Builders who want to implement this approach need to start with a clear vision of where they want the company to be in three years. From that vision, break down measurable annual objectives for each department. Review actual performance against those objectives monthly, not quarterly or annually. This rhythm of planning, execution, and review is what separates companies that drift from companies that grow deliberately. For more on how exceptional service builds long-term relationships, see our article on building customer loyalty through exceptional service.

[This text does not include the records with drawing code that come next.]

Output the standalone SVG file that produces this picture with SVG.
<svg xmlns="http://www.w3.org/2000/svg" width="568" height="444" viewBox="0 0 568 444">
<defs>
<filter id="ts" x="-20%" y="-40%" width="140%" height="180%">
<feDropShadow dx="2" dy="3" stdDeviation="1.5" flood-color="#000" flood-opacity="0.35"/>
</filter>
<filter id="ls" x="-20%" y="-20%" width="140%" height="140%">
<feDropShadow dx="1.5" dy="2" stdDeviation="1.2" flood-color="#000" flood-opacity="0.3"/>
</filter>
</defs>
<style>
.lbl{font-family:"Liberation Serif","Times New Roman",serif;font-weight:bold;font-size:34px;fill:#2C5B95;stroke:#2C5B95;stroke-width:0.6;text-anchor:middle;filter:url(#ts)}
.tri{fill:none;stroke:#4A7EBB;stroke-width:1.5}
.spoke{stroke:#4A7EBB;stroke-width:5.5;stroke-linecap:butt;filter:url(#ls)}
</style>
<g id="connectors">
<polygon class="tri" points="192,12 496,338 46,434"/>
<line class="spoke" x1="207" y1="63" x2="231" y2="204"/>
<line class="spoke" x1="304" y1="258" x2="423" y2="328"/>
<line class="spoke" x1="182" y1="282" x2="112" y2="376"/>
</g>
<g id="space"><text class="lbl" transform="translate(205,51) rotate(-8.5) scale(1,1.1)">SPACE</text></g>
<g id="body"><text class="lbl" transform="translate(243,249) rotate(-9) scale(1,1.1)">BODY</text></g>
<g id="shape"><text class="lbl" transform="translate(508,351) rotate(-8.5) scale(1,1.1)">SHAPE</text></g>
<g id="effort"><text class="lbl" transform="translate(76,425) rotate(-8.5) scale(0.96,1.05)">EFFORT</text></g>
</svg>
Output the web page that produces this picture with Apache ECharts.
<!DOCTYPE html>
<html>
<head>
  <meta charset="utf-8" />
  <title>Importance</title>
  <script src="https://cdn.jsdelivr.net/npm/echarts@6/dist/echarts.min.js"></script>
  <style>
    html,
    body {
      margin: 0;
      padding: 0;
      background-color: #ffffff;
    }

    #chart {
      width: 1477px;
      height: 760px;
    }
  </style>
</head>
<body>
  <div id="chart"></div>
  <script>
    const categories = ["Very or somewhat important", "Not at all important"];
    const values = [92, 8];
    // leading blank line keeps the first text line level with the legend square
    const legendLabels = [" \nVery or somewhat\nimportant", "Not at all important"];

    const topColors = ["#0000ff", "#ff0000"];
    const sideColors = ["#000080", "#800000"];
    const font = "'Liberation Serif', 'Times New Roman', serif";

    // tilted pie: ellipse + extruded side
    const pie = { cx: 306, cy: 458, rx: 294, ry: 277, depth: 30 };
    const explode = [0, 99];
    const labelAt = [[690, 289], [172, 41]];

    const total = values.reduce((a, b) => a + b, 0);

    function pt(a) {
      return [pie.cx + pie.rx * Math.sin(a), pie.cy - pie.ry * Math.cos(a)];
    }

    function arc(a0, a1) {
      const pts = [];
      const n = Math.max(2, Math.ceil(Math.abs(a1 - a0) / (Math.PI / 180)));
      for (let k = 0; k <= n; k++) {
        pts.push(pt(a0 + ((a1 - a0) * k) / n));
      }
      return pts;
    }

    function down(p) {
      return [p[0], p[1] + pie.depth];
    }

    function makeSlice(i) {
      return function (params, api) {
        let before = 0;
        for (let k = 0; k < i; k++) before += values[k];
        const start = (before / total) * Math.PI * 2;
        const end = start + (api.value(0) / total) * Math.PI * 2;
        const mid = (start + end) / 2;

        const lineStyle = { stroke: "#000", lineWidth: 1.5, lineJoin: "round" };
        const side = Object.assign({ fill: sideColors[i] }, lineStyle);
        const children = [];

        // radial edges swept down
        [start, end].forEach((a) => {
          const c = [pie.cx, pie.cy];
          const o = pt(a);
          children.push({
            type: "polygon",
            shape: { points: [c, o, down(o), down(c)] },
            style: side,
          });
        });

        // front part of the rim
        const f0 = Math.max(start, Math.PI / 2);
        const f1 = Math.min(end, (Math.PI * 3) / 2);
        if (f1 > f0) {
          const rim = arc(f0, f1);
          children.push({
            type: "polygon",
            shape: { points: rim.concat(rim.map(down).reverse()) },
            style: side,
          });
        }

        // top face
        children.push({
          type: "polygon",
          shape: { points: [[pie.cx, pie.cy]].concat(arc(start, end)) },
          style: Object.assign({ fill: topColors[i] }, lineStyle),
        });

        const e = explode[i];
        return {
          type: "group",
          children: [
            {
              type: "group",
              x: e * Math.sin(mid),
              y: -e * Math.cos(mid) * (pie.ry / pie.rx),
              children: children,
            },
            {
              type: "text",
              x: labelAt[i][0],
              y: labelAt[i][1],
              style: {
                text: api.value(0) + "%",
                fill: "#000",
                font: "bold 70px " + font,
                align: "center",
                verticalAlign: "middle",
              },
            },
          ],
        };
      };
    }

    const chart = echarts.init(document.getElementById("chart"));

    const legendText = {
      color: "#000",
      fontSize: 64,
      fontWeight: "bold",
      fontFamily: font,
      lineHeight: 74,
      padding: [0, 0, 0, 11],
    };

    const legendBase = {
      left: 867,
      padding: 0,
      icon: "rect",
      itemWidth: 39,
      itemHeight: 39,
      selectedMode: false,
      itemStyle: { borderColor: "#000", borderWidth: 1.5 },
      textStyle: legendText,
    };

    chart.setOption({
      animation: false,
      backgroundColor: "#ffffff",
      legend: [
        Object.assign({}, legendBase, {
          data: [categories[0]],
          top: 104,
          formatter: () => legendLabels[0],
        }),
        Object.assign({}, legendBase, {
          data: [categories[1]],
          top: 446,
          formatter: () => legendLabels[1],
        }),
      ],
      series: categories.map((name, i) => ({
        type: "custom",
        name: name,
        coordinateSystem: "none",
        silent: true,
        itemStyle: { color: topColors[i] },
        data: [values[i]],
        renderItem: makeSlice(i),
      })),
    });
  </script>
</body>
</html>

Dashboard Reporting and Real-Time Performance Tracking

One of the most powerful tools a builder can adopt is a visual management dashboard that tracks key performance indicators in real time. Sophisticated computer-driven dashboard reports, updated daily, allow managers to monitor progress against targets at a glance. When paired with monthly color-coded scorecards, problem areas become immediately visible. A green scorecard means the team is on track. Yellow signals caution. Red demands immediate corrective action.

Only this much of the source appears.